**DIRECTION:** Type out every line below exactly as it reads.

**SOURCE EXCERPT:**
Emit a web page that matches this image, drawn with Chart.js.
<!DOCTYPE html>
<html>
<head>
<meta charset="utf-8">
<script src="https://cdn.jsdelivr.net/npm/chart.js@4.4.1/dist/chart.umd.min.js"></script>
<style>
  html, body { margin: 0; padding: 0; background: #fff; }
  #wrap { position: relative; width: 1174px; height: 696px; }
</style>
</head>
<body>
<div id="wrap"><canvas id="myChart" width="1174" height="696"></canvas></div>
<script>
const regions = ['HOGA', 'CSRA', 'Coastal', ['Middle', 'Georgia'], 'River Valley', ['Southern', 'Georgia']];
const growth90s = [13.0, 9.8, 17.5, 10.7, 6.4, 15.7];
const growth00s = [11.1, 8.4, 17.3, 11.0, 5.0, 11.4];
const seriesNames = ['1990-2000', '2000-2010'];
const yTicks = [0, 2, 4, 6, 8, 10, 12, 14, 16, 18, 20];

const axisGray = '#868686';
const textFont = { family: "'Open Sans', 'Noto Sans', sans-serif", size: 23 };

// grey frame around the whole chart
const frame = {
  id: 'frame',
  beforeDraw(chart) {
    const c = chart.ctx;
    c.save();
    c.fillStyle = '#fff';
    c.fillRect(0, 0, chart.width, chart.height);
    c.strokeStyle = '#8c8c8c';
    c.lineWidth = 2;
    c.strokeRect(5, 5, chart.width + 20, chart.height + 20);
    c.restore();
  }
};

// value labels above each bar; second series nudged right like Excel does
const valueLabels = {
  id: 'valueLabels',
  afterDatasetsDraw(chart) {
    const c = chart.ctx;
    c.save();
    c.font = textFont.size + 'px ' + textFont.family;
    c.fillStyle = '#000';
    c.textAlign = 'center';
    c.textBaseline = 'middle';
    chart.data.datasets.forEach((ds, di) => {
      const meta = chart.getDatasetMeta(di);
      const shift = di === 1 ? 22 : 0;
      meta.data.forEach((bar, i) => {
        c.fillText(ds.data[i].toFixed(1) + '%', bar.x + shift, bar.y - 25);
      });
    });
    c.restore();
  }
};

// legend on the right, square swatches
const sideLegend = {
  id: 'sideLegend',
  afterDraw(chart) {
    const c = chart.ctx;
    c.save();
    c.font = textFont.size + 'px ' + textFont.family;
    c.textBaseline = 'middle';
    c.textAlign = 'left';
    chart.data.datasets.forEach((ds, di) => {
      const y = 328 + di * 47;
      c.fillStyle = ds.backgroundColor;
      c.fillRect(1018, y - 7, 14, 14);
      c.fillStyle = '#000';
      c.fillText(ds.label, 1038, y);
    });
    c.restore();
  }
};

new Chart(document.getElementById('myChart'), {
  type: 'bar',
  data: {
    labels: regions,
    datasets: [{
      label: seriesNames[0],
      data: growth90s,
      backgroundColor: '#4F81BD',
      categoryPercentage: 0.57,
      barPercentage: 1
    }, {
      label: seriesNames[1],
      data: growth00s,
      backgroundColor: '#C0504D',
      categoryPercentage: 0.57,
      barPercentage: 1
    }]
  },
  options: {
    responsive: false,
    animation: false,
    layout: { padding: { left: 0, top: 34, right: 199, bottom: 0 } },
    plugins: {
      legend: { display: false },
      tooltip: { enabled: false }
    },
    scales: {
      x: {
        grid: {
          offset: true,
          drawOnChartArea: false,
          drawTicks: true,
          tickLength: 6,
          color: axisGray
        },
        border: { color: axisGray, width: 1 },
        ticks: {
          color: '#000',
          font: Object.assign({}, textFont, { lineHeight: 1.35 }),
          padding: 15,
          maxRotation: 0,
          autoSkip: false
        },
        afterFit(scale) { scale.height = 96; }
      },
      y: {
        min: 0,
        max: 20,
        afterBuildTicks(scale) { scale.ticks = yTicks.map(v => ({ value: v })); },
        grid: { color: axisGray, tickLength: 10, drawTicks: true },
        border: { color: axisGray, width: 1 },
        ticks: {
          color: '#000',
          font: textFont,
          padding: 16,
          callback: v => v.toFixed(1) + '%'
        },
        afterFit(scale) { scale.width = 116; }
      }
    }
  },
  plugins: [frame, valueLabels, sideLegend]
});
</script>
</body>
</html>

**WORKED SOLUTION:**
Emit a web page that matches this image, drawn with Chart.js.
<!DOCTYPE html>
<html>
<head>
<meta charset="utf-8">
<script src="https://cdn.jsdelivr.net/npm/chart.js@4.4.1/dist/chart.umd.min.js"></script>
<style>
  html, body { margin: 0; padding: 0; background: #fff; }
  #wrap { position: relative; width: 1174px; height: 696px; }
</style>
</head>
<body>
<div id="wrap"><canvas id="myChart" width="1174" height="696"></canvas></div>
<script>
const regions = ['HOGA', 'CSRA', 'Coastal', ['Middle', 'Georgia'], 'River Valley', ['Southern', 'Georgia']];
const growth90s = [13.0, 9.8, 17.5, 10.7, 6.4, 15.7];
const growth00s = [11.1, 8.4, 17.3, 11.0, 5.0, 11.4];
const seriesNames = ['1990-2000', '2000-2010'];
const yTicks = [0, 2, 4, 6, 8, 10, 12, 14, 16, 18, 20];

const axisGray = '#868686';
const textFont = { family: "'Open Sans', 'Noto Sans', sans-serif", size: 23 };

// grey frame around the whole chart
const frame = {
  id: 'frame',
  beforeDraw(chart) {
    const c = chart.ctx;
    c.save();
    c.fillStyle = '#fff';
    c.fillRect(0, 0, chart.width, chart.height);
    c.strokeStyle = '#8c8c8c';
    c.lineWidth = 2;
    c.strokeRect(5, 5, chart.width + 20, chart.height + 20);
    c.restore();
  }
};

// value labels above each bar; second series nudged right like Excel does
const valueLabels = {
  id: 'valueLabels',
  afterDatasetsDraw(chart) {
    const c = chart.ctx;
    c.save();
    c.font = textFont.size + 'px ' + textFont.family;
    c.fillStyle = '#000';
    c.textAlign = 'center';
    c.textBaseline = 'middle';
    chart.data.datasets.forEach((ds, di) => {
      const meta = chart.getDatasetMeta(di);
      const shift = di === 1 ? 22 : 0;
      meta.data.forEach((bar, i) => {
        c.fillText(ds.data[i].toFixed(1) + '%', bar.x + shift, bar.y - 25);
      });
    });
    c.restore();
  }
};

// legend on the right, square swatches
const sideLegend = {
  id: 'sideLegend',
  afterDraw(chart) {
    const c = chart.ctx;
    c.save();
    c.font = textFont.size + 'px ' + textFont.family;
    c.textBaseline = 'middle';
    c.textAlign = 'left';
    chart.data.datasets.forEach((ds, di) => {
      const y = 328 + di * 47;
      c.fillStyle = ds.backgroundColor;
      c.fillRect(1018, y - 7, 14, 14);
      c.fillStyle = '#000';
      c.fillText(ds.label, 1038, y);
    });
    c.restore();
  }
};

new Chart(document.getElementById('myChart'), {
  type: 'bar',
  data: {
    labels: regions,
    datasets: [{
      label: seriesNames[0],
      data: growth90s,
      backgroundColor: '#4F81BD',
      categoryPercentage: 0.57,
      barPercentage: 1
    }, {
      label: seriesNames[1],
      data: growth00s,
      backgroundColor: '#C0504D',
      categoryPercentage: 0.57,
      barPercentage: 1
    }]
  },
  options: {
    responsive: false,
    animation: false,
    layout: { padding: { left: 0, top: 34, right: 199, bottom: 0 } },
    plugins: {
      legend: { display: false },
      tooltip: { enabled: false }
    },
    scales: {
      x: {
        grid: {
          offset: true,
          drawOnChartArea: false,
          drawTicks: true,
          tickLength: 6,
          color: axisGray
        },
        border: { color: axisGray, width: 1 },
        ticks: {
          color: '#000',
          font: Object.assign({}, textFont, { lineHeight: 1.35 }),
          padding: 15,
          maxRotation: 0,
          autoSkip: false
        },
        afterFit(scale) { scale.height = 96; }
      },
      y: {
        min: 0,
        max: 20,
        afterBuildTicks(scale) { scale.ticks = yTicks.map(v => ({ value: v })); },
        grid: { color: axisGray, tickLength: 10, drawTicks: true },
        border: { color: axisGray, width: 1 },
        ticks: {
          color: '#000',
          font: textFont,
          padding: 16,
          callback: v => v.toFixed(1) + '%'
        },
        afterFit(scale) { scale.width = 116; }
      }
    }
  },
  plugins: [frame, valueLabels, sideLegend]
});
</script>
</body>
</html>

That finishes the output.